Putting it together: a litigation lifecycle

Consider how these features compose across a full litigation lifecycle:

1. Document collection. AI agents ingest contracts, emails, and corporate records. Each becomes a series of Action grains (the ingestion process) and Belief grains (extracted knowledge). All carry structural_tags: ["legal:litigation_hold"] and invalidation_policy: {mode: "locked", scope: "lineage"}.

2. Document review. Agents analyze documents for relevance and privilege. Privileged documents are tagged with structural_tags: ["legal:privilege"]. Review decisions are recorded as Belief grains with source_type: "agent_inferred" and provenance linking to the reviewed documents.

3. Deposition preparation. Deposition summaries enter as Episodes. Key testimony is extracted as Facts with derived_from pointing to the Episode. Contradictions between testimony and documentary evidence are tracked through related_to cross-links with relation_type: "contradicts" (Section 14.3).

4. Discovery production. Relevant, non-privileged grains are exported as an .mg evidence package. Privileged grains are selectively disclosed — content elided, existence proven — for the privilege log. The _elided map in each disclosed grain provides cryptographic proof that the withheld fields exist.

5. Trial. The complete provenance chain from AI-generated conclusions to source documents is available for examination. COSE signatures prove who created what and when. Content addresses prove nothing has been tampered with. The immutability of grains means the full history is intact.

At every stage, the same properties hold: grains are immutable, content-addressed, and cryptographically verifiable.
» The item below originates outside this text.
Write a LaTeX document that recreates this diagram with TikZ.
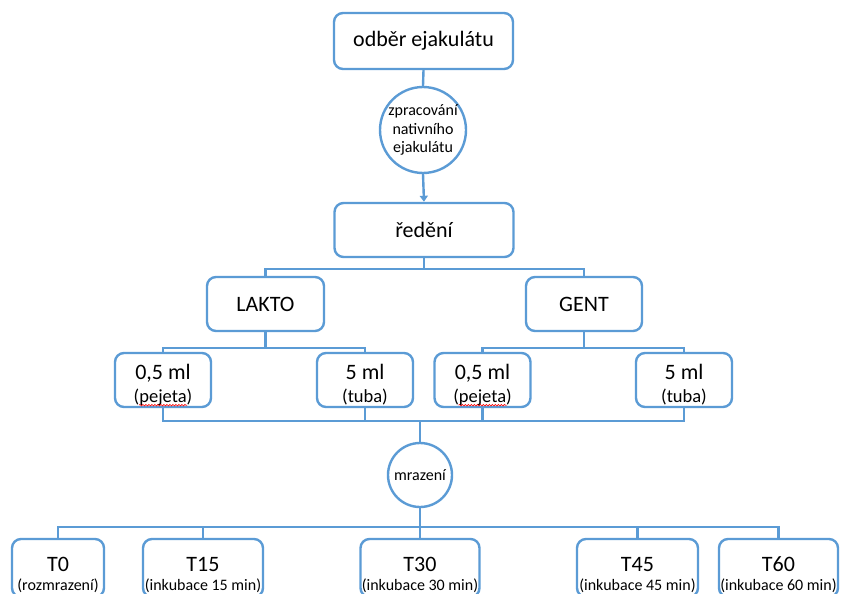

Provenance chains are complete and traversable. Protected grains cannot be superseded. And the entire body of case knowledge can be packaged, shared, and independently verified through the .mg file format.

Legal technology does not need a separate evidence management system, a separate chain-of-custody tracker, and a separate privilege management tool. With OMS, these are properties of the memory format itself — built into every grain, enforced by the specification, and verifiable by any conformant implementation.